Setelah masjid berdiri, pergerakan KH Moestojib dan Ki Daeng masih juga diawasi oleh kompeni Belanda. Bahkan, tak jarang mereka diawasi. Kali Krukut—dulunya masih lebar turut menjadi saksi patroli yang kerap dilakukan oleh pihak kompeni.
Sebagai bentuk penghormatan, dua makam tokoh KH Moestojib dan Ki Daeng diletakkan di depan Masjid Tambora. Dua pendiri masjid ini meninggal sekitar 1836.
Masjid Kebon Jeruk
Didirikan di atas sebidang tanah milik Tuan Tschoa atau Kapitan Tamien Dossol Seng yang merupakan kepala kaum muslim Tionghoa pada tahun 1780-1797.
Kendati demikian, tak banyak jejak sejarah yang ditinggalkan oleh Tuan Tschoa yang dalam dialek hokkian disebut dengan kata Cai itu. Hanya sebuah batu nisan yang bertuliskan “Xian bi Cai men zhi mu” yang berarti “makam wanita keluarga Cai” yang ada di halaman belakang masjid tersebut.

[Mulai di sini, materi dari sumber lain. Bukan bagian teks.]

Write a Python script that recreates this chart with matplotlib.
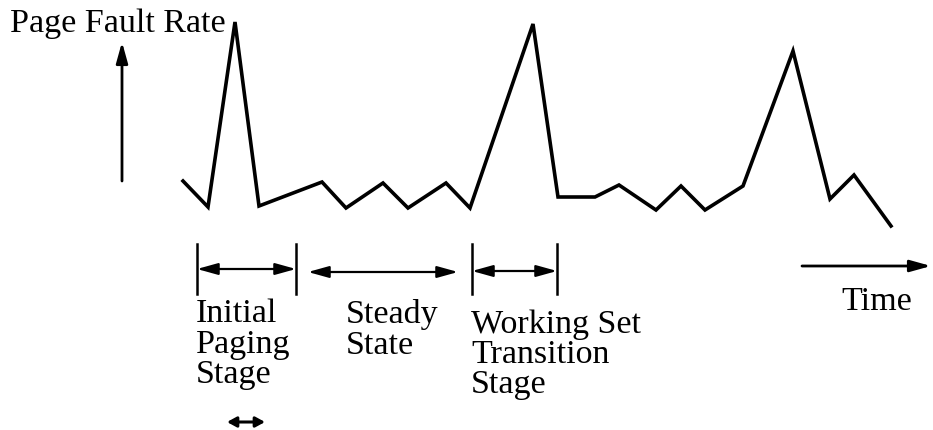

Batu nisan bertuliskan mandarin itu menjadi satu-satunya saksi bahwa masjid yang kini telah berubah menjadi seluas 3000 meter persegi itu dulunya didiikan oleh orang Tionghoa.
Sebelum diperluas, masjid ini didirikan di tengah sebuah kebun jeruk. Adapun halaman belakang masjid identic dengan kebun yang dipenuhi dengan pohon jeruk sehingga dinamakan Masjid Jami Kebon Jeruk.
Renovasi dilakukan secara bertahap seiring semakin banyak Jemaah yang beribadah di tempat itu. Hingga 1974, kelompok umat Islam yang dikenal jamaah Tabligh memilih masjid itu sebagai tempat berkumpul kelompok mereka.